**YOUR OBJECTIVE:** Repeat, exactly and completely, the material that follows. Omit the pictures.

**INFORMATION SUPPLIED:**

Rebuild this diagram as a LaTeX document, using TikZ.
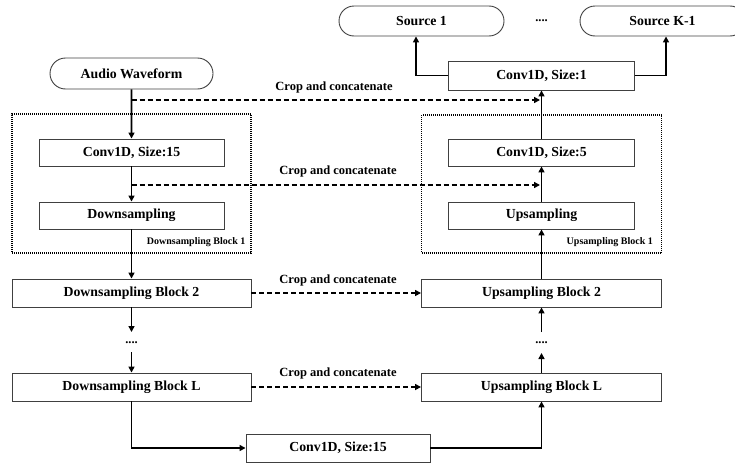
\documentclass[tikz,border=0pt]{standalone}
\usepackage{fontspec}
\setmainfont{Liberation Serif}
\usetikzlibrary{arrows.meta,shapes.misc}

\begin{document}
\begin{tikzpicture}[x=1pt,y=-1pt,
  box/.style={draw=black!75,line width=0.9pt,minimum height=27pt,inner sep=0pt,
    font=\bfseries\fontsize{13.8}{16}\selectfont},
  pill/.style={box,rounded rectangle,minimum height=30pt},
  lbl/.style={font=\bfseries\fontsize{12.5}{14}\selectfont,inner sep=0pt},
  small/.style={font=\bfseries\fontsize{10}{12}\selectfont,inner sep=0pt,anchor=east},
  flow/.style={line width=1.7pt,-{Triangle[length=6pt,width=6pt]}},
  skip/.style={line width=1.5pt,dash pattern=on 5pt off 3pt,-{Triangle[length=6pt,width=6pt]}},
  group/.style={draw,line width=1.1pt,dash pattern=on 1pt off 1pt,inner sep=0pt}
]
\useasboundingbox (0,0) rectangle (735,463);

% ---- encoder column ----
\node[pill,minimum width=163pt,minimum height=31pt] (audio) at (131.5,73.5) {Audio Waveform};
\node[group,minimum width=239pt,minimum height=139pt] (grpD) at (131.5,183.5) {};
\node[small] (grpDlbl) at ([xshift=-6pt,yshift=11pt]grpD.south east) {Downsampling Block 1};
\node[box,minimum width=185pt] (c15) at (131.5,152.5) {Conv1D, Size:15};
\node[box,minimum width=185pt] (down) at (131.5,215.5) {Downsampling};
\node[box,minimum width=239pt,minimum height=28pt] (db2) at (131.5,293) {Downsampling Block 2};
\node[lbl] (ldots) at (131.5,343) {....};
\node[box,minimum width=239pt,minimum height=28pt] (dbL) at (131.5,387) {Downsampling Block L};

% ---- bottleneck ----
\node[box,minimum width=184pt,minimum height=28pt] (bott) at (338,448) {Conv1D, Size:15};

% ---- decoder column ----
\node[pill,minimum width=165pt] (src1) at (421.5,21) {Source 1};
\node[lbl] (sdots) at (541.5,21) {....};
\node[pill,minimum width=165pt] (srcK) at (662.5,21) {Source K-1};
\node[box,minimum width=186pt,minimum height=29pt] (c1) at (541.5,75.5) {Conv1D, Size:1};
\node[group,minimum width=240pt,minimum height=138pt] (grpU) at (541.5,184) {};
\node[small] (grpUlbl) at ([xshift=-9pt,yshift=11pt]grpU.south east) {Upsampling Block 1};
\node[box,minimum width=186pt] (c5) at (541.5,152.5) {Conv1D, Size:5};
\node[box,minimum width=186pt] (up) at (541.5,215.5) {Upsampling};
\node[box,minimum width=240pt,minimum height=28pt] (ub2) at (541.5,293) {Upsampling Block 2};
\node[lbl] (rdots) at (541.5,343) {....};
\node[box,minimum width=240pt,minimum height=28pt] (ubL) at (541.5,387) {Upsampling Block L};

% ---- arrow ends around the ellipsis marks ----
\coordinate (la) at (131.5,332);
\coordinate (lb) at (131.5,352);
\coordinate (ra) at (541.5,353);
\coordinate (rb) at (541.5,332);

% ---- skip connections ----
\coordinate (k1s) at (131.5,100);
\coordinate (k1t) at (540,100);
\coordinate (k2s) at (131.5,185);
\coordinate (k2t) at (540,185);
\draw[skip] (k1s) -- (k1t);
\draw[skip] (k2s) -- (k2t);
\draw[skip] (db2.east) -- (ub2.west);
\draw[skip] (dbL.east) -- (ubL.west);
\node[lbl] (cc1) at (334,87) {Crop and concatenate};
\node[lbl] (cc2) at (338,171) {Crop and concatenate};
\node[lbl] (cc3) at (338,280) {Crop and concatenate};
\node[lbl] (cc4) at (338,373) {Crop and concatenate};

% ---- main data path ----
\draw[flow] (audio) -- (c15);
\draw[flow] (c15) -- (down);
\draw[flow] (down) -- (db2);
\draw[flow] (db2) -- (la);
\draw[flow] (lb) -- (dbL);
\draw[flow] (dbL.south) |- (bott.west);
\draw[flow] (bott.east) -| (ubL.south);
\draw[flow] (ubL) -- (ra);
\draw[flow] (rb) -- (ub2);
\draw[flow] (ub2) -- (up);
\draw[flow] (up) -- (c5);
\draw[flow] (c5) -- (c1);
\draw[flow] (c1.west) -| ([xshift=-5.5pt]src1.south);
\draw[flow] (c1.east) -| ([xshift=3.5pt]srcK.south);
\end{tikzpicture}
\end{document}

**WRITTEN REPLY:**
Rebuild this diagram as a LaTeX document, using TikZ.
\documentclass[tikz,border=0pt]{standalone}
\usepackage{fontspec}
\setmainfont{Liberation Serif}
\usetikzlibrary{arrows.meta,shapes.misc}

\begin{document}
\begin{tikzpicture}[x=1pt,y=-1pt,
  box/.style={draw=black!75,line width=0.9pt,minimum height=27pt,inner sep=0pt,
    font=\bfseries\fontsize{13.8}{16}\selectfont},
  pill/.style={box,rounded rectangle,minimum height=30pt},
  lbl/.style={font=\bfseries\fontsize{12.5}{14}\selectfont,inner sep=0pt},
  small/.style={font=\bfseries\fontsize{10}{12}\selectfont,inner sep=0pt,anchor=east},
  flow/.style={line width=1.7pt,-{Triangle[length=6pt,width=6pt]}},
  skip/.style={line width=1.5pt,dash pattern=on 5pt off 3pt,-{Triangle[length=6pt,width=6pt]}},
  group/.style={draw,line width=1.1pt,dash pattern=on 1pt off 1pt,inner sep=0pt}
]
\useasboundingbox (0,0) rectangle (735,463);

% ---- encoder column ----
\node[pill,minimum width=163pt,minimum height=31pt] (audio) at (131.5,73.5) {Audio Waveform};
\node[group,minimum width=239pt,minimum height=139pt] (grpD) at (131.5,183.5) {};
\node[small] (grpDlbl) at ([xshift=-6pt,yshift=11pt]grpD.south east) {Downsampling Block 1};
\node[box,minimum width=185pt] (c15) at (131.5,152.5) {Conv1D, Size:15};
\node[box,minimum width=185pt] (down) at (131.5,215.5) {Downsampling};
\node[box,minimum width=239pt,minimum height=28pt] (db2) at (131.5,293) {Downsampling Block 2};
\node[lbl] (ldots) at (131.5,343) {....};
\node[box,minimum width=239pt,minimum height=28pt] (dbL) at (131.5,387) {Downsampling Block L};

% ---- bottleneck ----
\node[box,minimum width=184pt,minimum height=28pt] (bott) at (338,448) {Conv1D, Size:15};

% ---- decoder column ----
\node[pill,minimum width=165pt] (src1) at (421.5,21) {Source 1};
\node[lbl] (sdots) at (541.5,21) {....};
\node[pill,minimum width=165pt] (srcK) at (662.5,21) {Source K-1};
\node[box,minimum width=186pt,minimum height=29pt] (c1) at (541.5,75.5) {Conv1D, Size:1};
\node[group,minimum width=240pt,minimum height=138pt] (grpU) at (541.5,184) {};
\node[small] (grpUlbl) at ([xshift=-9pt,yshift=11pt]grpU.south east) {Upsampling Block 1};
\node[box,minimum width=186pt] (c5) at (541.5,152.5) {Conv1D, Size:5};
\node[box,minimum width=186pt] (up) at (541.5,215.5) {Upsampling};
\node[box,minimum width=240pt,minimum height=28pt] (ub2) at (541.5,293) {Upsampling Block 2};
\node[lbl] (rdots) at (541.5,343) {....};
\node[box,minimum width=240pt,minimum height=28pt] (ubL) at (541.5,387) {Upsampling Block L};

% ---- arrow ends around the ellipsis marks ----
\coordinate (la) at (131.5,332);
\coordinate (lb) at (131.5,352);
\coordinate (ra) at (541.5,353);
\coordinate (rb) at (541.5,332);

% ---- skip connections ----
\coordinate (k1s) at (131.5,100);
\coordinate (k1t) at (540,100);
\coordinate (k2s) at (131.5,185);
\coordinate (k2t) at (540,185);
\draw[skip] (k1s) -- (k1t);
\draw[skip] (k2s) -- (k2t);
\draw[skip] (db2.east) -- (ub2.west);
\draw[skip] (dbL.east) -- (ubL.west);
\node[lbl] (cc1) at (334,87) {Crop and concatenate};
\node[lbl] (cc2) at (338,171) {Crop and concatenate};
\node[lbl] (cc3) at (338,280) {Crop and concatenate};
\node[lbl] (cc4) at (338,373) {Crop and concatenate};

% ---- main data path ----
\draw[flow] (audio) -- (c15);
\draw[flow] (c15) -- (down);
\draw[flow] (down) -- (db2);
\draw[flow] (db2) -- (la);
\draw[flow] (lb) -- (dbL);
\draw[flow] (dbL.south) |- (bott.west);
\draw[flow] (bott.east) -| (ubL.south);
\draw[flow] (ubL) -- (ra);
\draw[flow] (rb) -- (ub2);
\draw[flow] (ub2) -- (up);
\draw[flow] (up) -- (c5);
\draw[flow] (c5) -- (c1);
\draw[flow] (c1.west) -| ([xshift=-5.5pt]src1.south);
\draw[flow] (c1.east) -| ([xshift=3.5pt]srcK.south);
\end{tikzpicture}
\end{document}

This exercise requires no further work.